[Data excerpt]
┌────────

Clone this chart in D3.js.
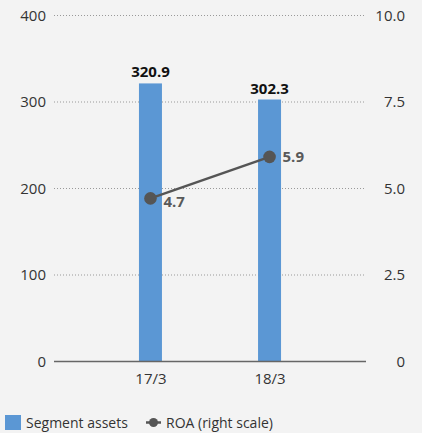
<!DOCTYPE html>
<html><head><meta charset="utf-8">
<script src="https://cdn.jsdelivr.net/npm/d3@7"></script>
<style>
html,body{margin:0;padding:0;background:#f3f3f3;}
svg{display:block;font-family:"Open Sans",sans-serif;}
</style></head><body>
<svg id="c" width="422" height="433"></svg>
<script>
const categories = ["17/3", "18/3"];
const segmentAssets = [320.9, 302.3];
const roa = [4.7, 5.9];
const leftTicks = [0, 100, 200, 300, 400];
const rightTicks = [0, 2.5, 5.0, 7.5, 10.0];
const rightTickLabels = ["0", "2.5", "5.0", "7.5", "10.0"];

const svg = d3.select("#c");
const x0 = 54, x1 = 366, yTop = 15, yBot = 361;
const x = d3.scalePoint().domain(categories).range([x0, x1]).padding(0.81);
const yL = d3.scaleLinear().domain([0, 400]).range([yBot, yTop]);
const yR = d3.scaleLinear().domain([0, 10]).range([yBot, yTop]);
const barW = 23;
const textCol = "#333";

// grid
svg.append("g").selectAll("line").data(leftTicks.filter(d => d > 0)).join("line")
  .attr("x1", x0).attr("x2", x1)
  .attr("y1", d => yL(d) + 0.5).attr("y2", d => yL(d) + 0.5)
  .attr("stroke", "#999").attr("stroke-width", 1).attr("stroke-dasharray", "1,2");

// left axis labels
const axL = d3.axisLeft(yL).tickValues(leftTicks).tickSize(0).tickPadding(0);
svg.append("g").attr("transform", `translate(${46},0)`).call(axL)
  .call(g => g.select(".domain").remove())
  .selectAll("text").attr("font-size", 15).attr("fill", textCol).attr("font-family", "Open Sans").attr("dy", "0.36em");

const axR = d3.axisRight(yR).tickValues(rightTicks).tickFormat((d, i) => rightTickLabels[i]).tickSize(0).tickPadding(0);
svg.append("g").attr("transform", `translate(${405},0)`).call(axR)
  .call(g => g.select(".domain").remove())
  .selectAll("text").attr("font-size", 15).attr("fill", textCol).attr("font-family", "Open Sans")
  .attr("text-anchor", "end").attr("dy", "0.36em");

// bars
svg.append("g").selectAll("rect").data(segmentAssets).join("rect")
  .attr("x", (d, i) => x(categories[i]) - barW / 2)
  .attr("width", barW)
  .attr("y", d => yL(d))
  .attr("height", d => yBot - yL(d))
  .attr("fill", "#5b97d4");

// baseline
svg.append("line").attr("x1", x0).attr("x2", x1).attr("y1", yBot + 0.5).attr("y2", yBot + 0.5)
  .attr("stroke", "#666").attr("stroke-width", 1.5);

// x labels
const axB = d3.axisBottom(x).tickSize(0).tickPadding(0);
svg.append("g").attr("transform", `translate(0,${384})`).call(axB)
  .call(g => g.select(".domain").remove())
  .selectAll("text").attr("font-size", 15).attr("fill", textCol).attr("font-family", "Open Sans").attr("dy", 0);

// bar labels
svg.append("g").selectAll("text").data(segmentAssets).join("text")
  .attr("x", (d, i) => x(categories[i]))
  .attr("y", d => yL(d) - 6)
  .attr("text-anchor", "middle").attr("font-weight", "bold").attr("font-size", 15).attr("fill", "#111")
  .text(d => d.toFixed(1));

// ROA line
const line = d3.line().x((d, i) => x(categories[i])).y(d => yR(d));
svg.append("path").datum(roa).attr("d", line).attr("fill", "none").attr("stroke", "#555").attr("stroke-width", 2.5);
svg.append("g").selectAll("circle").data(roa).join("circle")
  .attr("cx", (d, i) => x(categories[i])).attr("cy", d => yR(d)).attr("r", 6.3).attr("fill", "#555");
svg.append("g").selectAll("text").data(roa).join("text")
  .attr("x", (d, i) => x(categories[i]) + 13)
  .attr("y", (d, i) => yR(d) + (i === 0 ? 9 : 5))
  .attr("font-weight", "bold").attr("font-size", 15).attr("fill", "#595959")
  .text(d => d.toFixed(1));

// legend
const lg = svg.append("g");
lg.append("rect").attr("x", 5).attr("y", 415).attr("width", 16).attr("height", 15).attr("fill", "#5b97d4");
lg.append("text").attr("x", 26).attr("y", 428).attr("font-size", 14).attr("fill", textCol).text("Segment assets");
lg.append("line").attr("x1", 146).attr("x2", 161).attr("y1", 422.5).attr("y2", 422.5).attr("stroke", "#555").attr("stroke-width", 2.5);
lg.append("circle").attr("cx", 153.5).attr("cy", 422.5).attr("r", 4.5).attr("fill", "#555");
lg.append("text").attr("x", 166).attr("y", 428).attr("font-size", 14).attr("fill", textCol).text("ROA (right scale)");
</script>
</body></html>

└────────

Reproduce all of the material above word for word. Omit the pictures.

Clone this chart in D3.js.
<!DOCTYPE html>
<html><head><meta charset="utf-8">
<script src="https://cdn.jsdelivr.net/npm/d3@7"></script>
<style>
html,body{margin:0;padding:0;background:#f3f3f3;}
svg{display:block;font-family:"Open Sans",sans-serif;}
</style></head><body>
<svg id="c" width="422" height="433"></svg>
<script>
const categories = ["17/3", "18/3"];
const segmentAssets = [320.9, 302.3];
const roa = [4.7, 5.9];
const leftTicks = [0, 100, 200, 300, 400];
const rightTicks = [0, 2.5, 5.0, 7.5, 10.0];
const rightTickLabels = ["0", "2.5", "5.0", "7.5", "10.0"];

const svg = d3.select("#c");
const x0 = 54, x1 = 366, yTop = 15, yBot = 361;
const x = d3.scalePoint().domain(categories).range([x0, x1]).padding(0.81);
const yL = d3.scaleLinear().domain([0, 400]).range([yBot, yTop]);
const yR = d3.scaleLinear().domain([0, 10]).range([yBot, yTop]);
const barW = 23;
const textCol = "#333";

// grid
svg.append("g").selectAll("line").data(leftTicks.filter(d => d > 0)).join("line")
  .attr("x1", x0).attr("x2", x1)
  .attr("y1", d => yL(d) + 0.5).attr("y2", d => yL(d) + 0.5)
  .attr("stroke", "#999").attr("stroke-width", 1).attr("stroke-dasharray", "1,2");

// left axis labels
const axL = d3.axisLeft(yL).tickValues(leftTicks).tickSize(0).tickPadding(0);
svg.append("g").attr("transform", `translate(${46},0)`).call(axL)
  .call(g => g.select(".domain").remove())
  .selectAll("text").attr("font-size", 15).attr("fill", textCol).attr("font-family", "Open Sans").attr("dy", "0.36em");

const axR = d3.axisRight(yR).tickValues(rightTicks).tickFormat((d, i) => rightTickLabels[i]).tickSize(0).tickPadding(0);
svg.append("g").attr("transform", `translate(${405},0)`).call(axR)
  .call(g => g.select(".domain").remove())
  .selectAll("text").attr("font-size", 15).attr("fill", textCol).attr("font-family", "Open Sans")
  .attr("text-anchor", "end").attr("dy", "0.36em");

// bars
svg.append("g").selectAll("rect").data(segmentAssets).join("rect")
  .attr("x", (d, i) => x(categories[i]) - barW / 2)
  .attr("width", barW)
  .attr("y", d => yL(d))
  .attr("height", d => yBot - yL(d))
  .attr("fill", "#5b97d4");

// baseline
svg.append("line").attr("x1", x0).attr("x2", x1).attr("y1", yBot + 0.5).attr("y2", yBot + 0.5)
  .attr("stroke", "#666").attr("stroke-width", 1.5);

// x labels
const axB = d3.axisBottom(x).tickSize(0).tickPadding(0);
svg.append("g").attr("transform", `translate(0,${384})`).call(axB)
  .call(g => g.select(".domain").remove())
  .selectAll("text").attr("font-size", 15).attr("fill", textCol).attr("font-family", "Open Sans").attr("dy", 0);

// bar labels
svg.append("g").selectAll("text").data(segmentAssets).join("text")
  .attr("x", (d, i) => x(categories[i]))
  .attr("y", d => yL(d) - 6)
  .attr("text-anchor", "middle").attr("font-weight", "bold").attr("font-size", 15).attr("fill", "#111")
  .text(d => d.toFixed(1));

// ROA line
const line = d3.line().x((d, i) => x(categories[i])).y(d => yR(d));
svg.append("path").datum(roa).attr("d", line).attr("fill", "none").attr("stroke", "#555").attr("stroke-width", 2.5);
svg.append("g").selectAll("circle").data(roa).join("circle")
  .attr("cx", (d, i) => x(categories[i])).attr("cy", d => yR(d)).attr("r", 6.3).attr("fill", "#555");
svg.append("g").selectAll("text").data(roa).join("text")
  .attr("x", (d, i) => x(categories[i]) + 13)
  .attr("y", (d, i) => yR(d) + (i === 0 ? 9 : 5))
  .attr("font-weight", "bold").attr("font-size", 15).attr("fill", "#595959")
  .text(d => d.toFixed(1));

// legend
const lg = svg.append("g");
lg.append("rect").attr("x", 5).attr("y", 415).attr("width", 16).attr("height", 15).attr("fill", "#5b97d4");
lg.append("text").attr("x", 26).attr("y", 428).attr("font-size", 14).attr("fill", textCol).text("Segment assets");
lg.append("line").attr("x1", 146).attr("x2", 161).attr("y1", 422.5).attr("y2", 422.5).attr("stroke", "#555").attr("stroke-width", 2.5);
lg.append("circle").attr("cx", 153.5).attr("cy", 422.5).attr("r", 4.5).attr("fill", "#555");
lg.append("text").attr("x", 166).attr("y", 428).attr("font-size", 14).attr("fill", textCol).text("ROA (right scale)");
</script>
</body></html>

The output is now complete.